RAW DATA:

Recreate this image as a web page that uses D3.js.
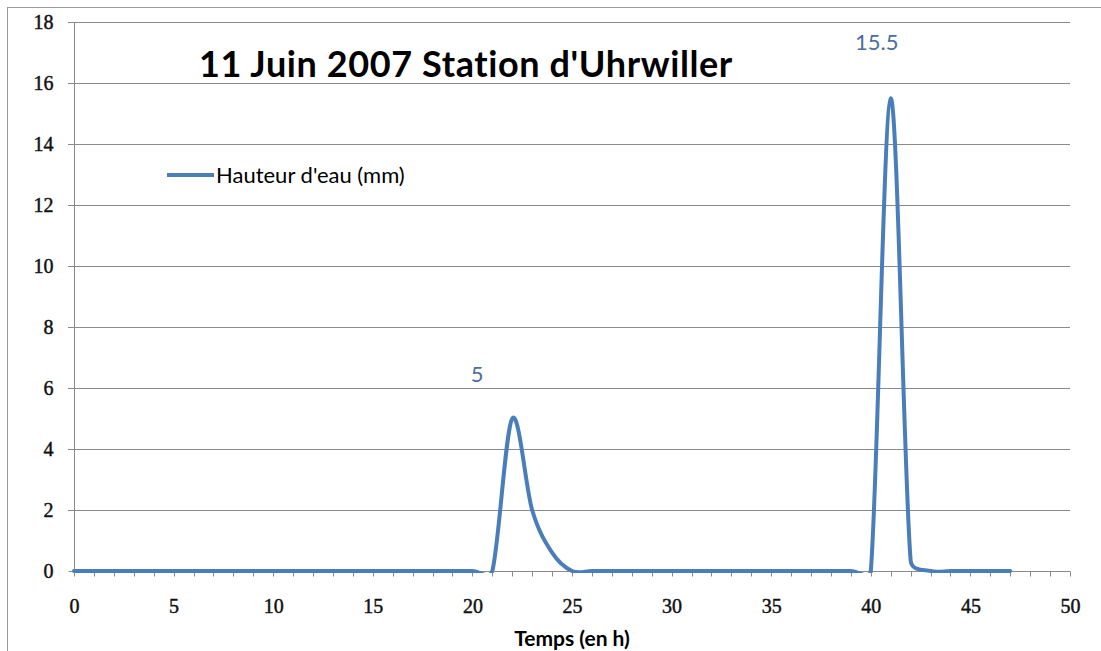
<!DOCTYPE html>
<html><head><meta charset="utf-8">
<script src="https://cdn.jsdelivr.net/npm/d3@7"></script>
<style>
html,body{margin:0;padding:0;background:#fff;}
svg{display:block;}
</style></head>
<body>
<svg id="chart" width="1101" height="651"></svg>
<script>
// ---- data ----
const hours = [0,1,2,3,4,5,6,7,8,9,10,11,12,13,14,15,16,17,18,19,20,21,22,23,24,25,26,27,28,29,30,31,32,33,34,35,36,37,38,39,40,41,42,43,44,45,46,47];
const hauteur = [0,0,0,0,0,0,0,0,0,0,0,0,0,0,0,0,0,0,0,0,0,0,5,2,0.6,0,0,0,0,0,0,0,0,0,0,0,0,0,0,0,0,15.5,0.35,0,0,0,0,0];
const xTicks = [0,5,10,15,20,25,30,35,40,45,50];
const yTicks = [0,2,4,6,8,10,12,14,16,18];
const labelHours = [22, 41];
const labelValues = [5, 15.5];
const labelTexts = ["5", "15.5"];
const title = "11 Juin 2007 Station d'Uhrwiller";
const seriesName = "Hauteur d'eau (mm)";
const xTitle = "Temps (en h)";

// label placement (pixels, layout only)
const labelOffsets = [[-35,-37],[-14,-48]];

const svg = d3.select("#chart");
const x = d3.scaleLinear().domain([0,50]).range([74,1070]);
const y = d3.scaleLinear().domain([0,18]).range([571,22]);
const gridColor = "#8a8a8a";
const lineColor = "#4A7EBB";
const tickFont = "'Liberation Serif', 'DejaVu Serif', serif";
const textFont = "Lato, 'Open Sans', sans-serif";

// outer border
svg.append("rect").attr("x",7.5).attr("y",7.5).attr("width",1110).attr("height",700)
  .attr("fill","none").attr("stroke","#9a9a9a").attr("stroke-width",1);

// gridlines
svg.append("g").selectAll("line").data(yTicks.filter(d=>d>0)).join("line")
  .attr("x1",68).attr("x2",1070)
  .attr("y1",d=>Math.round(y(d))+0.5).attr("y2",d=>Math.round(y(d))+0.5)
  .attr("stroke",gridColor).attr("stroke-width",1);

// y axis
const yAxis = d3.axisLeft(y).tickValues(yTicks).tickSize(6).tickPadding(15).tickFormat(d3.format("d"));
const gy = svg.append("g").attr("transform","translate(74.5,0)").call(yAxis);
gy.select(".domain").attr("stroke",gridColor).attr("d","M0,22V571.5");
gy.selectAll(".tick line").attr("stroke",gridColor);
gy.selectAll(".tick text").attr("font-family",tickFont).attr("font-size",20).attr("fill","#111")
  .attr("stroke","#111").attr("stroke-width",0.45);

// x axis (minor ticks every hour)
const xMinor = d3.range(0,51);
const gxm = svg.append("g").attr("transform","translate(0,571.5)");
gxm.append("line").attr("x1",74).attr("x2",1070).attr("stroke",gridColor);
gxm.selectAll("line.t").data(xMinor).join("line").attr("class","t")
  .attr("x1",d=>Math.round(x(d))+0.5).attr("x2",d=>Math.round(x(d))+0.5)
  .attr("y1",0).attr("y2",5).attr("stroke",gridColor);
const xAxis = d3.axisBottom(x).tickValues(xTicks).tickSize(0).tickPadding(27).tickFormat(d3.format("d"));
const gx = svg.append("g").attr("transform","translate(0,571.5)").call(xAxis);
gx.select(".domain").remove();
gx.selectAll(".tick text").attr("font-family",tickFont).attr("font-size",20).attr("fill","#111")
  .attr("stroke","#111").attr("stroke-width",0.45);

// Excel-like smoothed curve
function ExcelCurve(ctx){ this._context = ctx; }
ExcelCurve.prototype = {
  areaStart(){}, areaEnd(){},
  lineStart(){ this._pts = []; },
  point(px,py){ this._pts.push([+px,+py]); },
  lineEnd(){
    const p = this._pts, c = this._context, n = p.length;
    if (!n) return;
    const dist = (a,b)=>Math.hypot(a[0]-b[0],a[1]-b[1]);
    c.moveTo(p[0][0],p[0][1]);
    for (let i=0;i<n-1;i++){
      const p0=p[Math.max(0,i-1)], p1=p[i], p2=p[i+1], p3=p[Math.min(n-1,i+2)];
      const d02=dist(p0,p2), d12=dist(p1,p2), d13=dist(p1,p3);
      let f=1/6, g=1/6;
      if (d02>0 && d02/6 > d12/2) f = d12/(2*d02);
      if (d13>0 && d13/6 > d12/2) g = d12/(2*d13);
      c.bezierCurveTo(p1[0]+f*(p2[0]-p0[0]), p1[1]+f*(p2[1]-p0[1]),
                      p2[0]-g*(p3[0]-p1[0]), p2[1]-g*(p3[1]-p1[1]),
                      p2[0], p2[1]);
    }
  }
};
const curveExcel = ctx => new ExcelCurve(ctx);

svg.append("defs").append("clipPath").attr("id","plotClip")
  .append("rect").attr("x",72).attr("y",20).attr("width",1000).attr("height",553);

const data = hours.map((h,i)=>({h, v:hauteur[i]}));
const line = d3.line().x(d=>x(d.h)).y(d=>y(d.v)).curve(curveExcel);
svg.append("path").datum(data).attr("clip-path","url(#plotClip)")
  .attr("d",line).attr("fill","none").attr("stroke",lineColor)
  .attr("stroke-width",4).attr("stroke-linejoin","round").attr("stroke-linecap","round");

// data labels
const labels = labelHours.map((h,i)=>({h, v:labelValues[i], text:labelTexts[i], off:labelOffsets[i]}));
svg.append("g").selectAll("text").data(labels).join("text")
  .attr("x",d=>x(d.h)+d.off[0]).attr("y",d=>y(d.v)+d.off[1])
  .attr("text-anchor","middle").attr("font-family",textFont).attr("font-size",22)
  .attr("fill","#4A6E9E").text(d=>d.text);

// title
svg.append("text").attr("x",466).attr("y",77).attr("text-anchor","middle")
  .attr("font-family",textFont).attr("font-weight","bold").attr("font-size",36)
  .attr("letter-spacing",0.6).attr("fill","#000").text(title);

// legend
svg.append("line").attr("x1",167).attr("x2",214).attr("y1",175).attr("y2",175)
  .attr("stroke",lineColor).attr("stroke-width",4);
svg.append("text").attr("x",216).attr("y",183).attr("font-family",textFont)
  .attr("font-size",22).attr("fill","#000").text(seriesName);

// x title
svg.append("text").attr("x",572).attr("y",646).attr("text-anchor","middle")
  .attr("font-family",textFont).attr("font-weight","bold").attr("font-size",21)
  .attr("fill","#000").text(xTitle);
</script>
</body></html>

...

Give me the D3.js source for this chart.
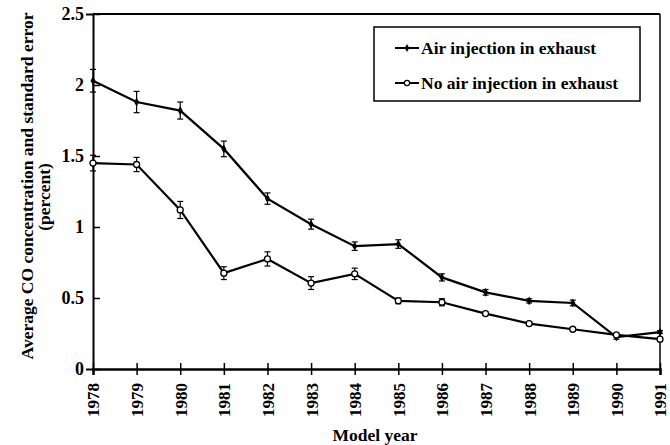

...

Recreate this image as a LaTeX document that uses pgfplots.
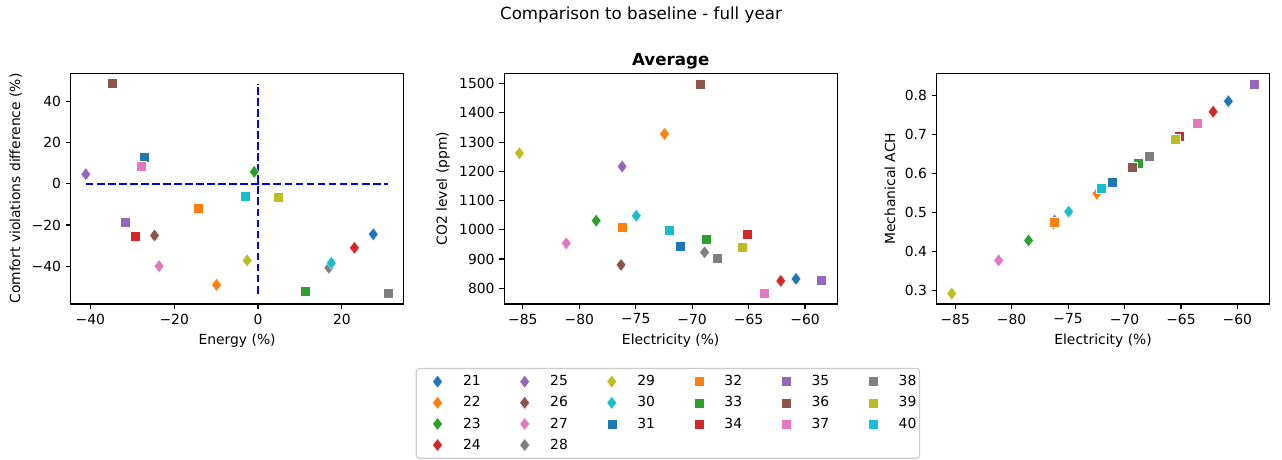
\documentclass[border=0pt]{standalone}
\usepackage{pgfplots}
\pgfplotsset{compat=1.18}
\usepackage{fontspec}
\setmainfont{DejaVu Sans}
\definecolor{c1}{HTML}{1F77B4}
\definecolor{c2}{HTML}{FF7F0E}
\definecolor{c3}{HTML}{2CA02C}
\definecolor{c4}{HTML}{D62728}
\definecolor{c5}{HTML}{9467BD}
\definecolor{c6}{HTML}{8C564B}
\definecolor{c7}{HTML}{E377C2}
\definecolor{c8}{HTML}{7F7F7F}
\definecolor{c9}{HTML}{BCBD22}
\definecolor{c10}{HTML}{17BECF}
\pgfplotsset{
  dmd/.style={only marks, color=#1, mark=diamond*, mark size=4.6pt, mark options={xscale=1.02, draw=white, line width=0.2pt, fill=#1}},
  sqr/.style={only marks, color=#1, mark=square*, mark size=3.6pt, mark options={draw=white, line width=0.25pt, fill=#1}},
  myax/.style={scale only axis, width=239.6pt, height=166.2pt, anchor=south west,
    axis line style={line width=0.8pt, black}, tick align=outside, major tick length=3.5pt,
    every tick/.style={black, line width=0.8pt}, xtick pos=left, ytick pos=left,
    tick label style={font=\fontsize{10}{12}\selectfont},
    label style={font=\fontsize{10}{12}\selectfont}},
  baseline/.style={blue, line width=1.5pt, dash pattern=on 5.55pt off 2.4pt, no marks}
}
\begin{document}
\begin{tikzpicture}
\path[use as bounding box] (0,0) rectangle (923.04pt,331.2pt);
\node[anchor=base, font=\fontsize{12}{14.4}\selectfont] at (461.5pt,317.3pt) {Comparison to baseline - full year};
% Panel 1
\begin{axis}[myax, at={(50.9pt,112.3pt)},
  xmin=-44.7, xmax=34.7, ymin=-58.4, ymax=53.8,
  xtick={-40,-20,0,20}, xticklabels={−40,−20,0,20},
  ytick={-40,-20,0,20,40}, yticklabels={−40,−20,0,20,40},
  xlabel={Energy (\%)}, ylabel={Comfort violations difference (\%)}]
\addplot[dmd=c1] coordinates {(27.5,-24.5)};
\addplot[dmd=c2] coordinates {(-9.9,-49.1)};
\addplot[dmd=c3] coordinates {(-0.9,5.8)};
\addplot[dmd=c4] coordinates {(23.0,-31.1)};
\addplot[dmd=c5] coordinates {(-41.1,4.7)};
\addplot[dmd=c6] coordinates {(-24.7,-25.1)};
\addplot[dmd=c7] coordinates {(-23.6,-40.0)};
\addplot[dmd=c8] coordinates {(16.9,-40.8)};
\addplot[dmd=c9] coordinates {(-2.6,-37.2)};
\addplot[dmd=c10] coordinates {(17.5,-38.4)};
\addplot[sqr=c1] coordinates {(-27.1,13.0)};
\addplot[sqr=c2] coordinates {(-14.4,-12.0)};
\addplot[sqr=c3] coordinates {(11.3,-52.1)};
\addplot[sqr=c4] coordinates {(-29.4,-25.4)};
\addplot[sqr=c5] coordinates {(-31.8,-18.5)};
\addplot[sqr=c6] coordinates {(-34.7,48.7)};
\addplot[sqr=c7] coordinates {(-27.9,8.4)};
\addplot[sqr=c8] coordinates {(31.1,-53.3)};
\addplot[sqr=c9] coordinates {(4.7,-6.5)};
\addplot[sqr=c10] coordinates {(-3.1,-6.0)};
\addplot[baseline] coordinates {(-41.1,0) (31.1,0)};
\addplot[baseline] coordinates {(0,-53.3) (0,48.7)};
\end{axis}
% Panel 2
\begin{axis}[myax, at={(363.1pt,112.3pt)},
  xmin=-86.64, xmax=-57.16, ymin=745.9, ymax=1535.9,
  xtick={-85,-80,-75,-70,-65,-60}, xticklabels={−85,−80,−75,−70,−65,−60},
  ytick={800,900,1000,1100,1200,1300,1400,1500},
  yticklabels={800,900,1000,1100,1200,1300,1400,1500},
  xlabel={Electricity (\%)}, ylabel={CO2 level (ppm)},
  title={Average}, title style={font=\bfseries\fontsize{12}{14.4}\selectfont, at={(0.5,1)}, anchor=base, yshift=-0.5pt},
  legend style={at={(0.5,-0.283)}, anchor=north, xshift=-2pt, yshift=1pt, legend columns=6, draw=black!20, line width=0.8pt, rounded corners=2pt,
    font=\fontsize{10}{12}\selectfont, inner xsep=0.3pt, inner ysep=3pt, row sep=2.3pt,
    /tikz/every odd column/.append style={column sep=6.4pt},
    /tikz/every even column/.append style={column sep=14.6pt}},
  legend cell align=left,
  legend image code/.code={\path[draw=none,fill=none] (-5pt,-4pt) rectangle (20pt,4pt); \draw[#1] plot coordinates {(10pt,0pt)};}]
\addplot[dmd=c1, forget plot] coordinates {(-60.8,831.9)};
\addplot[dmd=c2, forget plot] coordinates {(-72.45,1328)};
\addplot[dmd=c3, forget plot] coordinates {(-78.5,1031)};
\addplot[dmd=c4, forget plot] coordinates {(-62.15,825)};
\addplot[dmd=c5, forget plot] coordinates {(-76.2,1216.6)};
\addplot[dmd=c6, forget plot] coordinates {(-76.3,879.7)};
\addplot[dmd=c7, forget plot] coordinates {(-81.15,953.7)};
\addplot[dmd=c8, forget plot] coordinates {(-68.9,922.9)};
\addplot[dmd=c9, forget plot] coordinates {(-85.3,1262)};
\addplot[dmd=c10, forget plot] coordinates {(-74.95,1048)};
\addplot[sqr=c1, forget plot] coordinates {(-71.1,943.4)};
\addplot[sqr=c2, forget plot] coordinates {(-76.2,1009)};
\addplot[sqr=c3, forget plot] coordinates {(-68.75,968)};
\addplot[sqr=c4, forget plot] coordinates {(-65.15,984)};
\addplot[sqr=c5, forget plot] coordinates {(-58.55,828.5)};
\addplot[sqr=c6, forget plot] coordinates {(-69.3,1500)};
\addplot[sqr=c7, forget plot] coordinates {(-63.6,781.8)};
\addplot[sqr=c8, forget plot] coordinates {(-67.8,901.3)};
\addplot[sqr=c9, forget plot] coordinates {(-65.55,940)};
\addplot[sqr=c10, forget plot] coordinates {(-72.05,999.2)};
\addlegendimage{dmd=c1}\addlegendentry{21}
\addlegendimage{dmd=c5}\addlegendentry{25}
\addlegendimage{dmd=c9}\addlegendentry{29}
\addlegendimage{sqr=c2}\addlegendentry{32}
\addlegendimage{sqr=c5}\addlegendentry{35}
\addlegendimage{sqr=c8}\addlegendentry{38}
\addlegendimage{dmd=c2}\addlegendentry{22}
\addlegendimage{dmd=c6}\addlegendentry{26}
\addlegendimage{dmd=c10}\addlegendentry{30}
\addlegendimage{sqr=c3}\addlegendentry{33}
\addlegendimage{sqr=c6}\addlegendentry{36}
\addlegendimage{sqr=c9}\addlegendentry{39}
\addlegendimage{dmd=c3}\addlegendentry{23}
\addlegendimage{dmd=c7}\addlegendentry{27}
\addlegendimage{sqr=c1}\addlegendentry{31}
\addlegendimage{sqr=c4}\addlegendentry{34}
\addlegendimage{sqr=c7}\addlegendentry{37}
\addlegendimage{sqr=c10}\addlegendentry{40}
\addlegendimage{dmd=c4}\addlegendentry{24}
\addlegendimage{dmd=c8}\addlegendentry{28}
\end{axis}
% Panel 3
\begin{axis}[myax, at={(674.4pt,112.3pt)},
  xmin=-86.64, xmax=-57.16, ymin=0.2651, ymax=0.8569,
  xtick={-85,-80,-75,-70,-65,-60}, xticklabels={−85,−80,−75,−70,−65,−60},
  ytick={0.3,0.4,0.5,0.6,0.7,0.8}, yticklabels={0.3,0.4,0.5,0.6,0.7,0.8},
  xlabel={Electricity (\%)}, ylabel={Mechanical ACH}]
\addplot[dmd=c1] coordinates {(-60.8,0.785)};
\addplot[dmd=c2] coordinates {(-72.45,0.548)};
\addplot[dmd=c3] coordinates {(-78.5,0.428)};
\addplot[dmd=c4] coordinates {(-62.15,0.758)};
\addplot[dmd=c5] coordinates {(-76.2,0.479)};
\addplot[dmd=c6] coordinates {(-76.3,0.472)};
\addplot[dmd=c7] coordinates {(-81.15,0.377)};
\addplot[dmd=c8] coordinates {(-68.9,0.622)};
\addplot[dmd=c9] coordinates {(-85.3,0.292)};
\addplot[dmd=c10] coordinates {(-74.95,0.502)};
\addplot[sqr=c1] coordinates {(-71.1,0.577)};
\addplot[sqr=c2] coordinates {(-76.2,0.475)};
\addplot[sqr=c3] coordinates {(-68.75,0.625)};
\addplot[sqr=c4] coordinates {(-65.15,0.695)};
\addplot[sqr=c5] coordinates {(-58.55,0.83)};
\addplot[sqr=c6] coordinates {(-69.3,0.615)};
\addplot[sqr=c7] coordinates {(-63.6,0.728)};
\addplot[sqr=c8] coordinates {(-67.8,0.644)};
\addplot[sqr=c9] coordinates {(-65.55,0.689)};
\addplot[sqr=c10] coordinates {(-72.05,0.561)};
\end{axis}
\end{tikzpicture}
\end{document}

PROBLEM STATEMENT:
From the records above, copy exactly the stretch from the line holding "Recreate this image as a web" through the line holding "const labelOffsets = [[-35,-37],[-14,-48]];", both ends included, without the pictures.

OUTPUT FOR THIS TASK:
Recreate this image as a web page that uses D3.js.
<!DOCTYPE html>
<html><head><meta charset="utf-8">
<script src="https://cdn.jsdelivr.net/npm/d3@7"></script>
<style>
html,body{margin:0;padding:0;background:#fff;}
svg{display:block;}
</style></head>
<body>
<svg id="chart" width="1101" height="651"></svg>
<script>
// ---- data ----
const hours = [0,1,2,3,4,5,6,7,8,9,10,11,12,13,14,15,16,17,18,19,20,21,22,23,24,25,26,27,28,29,30,31,32,33,34,35,36,37,38,39,40,41,42,43,44,45,46,47];
const hauteur = [0,0,0,0,0,0,0,0,0,0,0,0,0,0,0,0,0,0,0,0,0,0,5,2,0.6,0,0,0,0,0,0,0,0,0,0,0,0,0,0,0,0,15.5,0.35,0,0,0,0,0];
const xTicks = [0,5,10,15,20,25,30,35,40,45,50];
const yTicks = [0,2,4,6,8,10,12,14,16,18];
const labelHours = [22, 41];
const labelValues = [5, 15.5];
const labelTexts = ["5", "15.5"];
const title = "11 Juin 2007 Station d'Uhrwiller";
const seriesName = "Hauteur d'eau (mm)";
const xTitle = "Temps (en h)";

// label placement (pixels, layout only)
const labelOffsets = [[-35,-37],[-14,-48]];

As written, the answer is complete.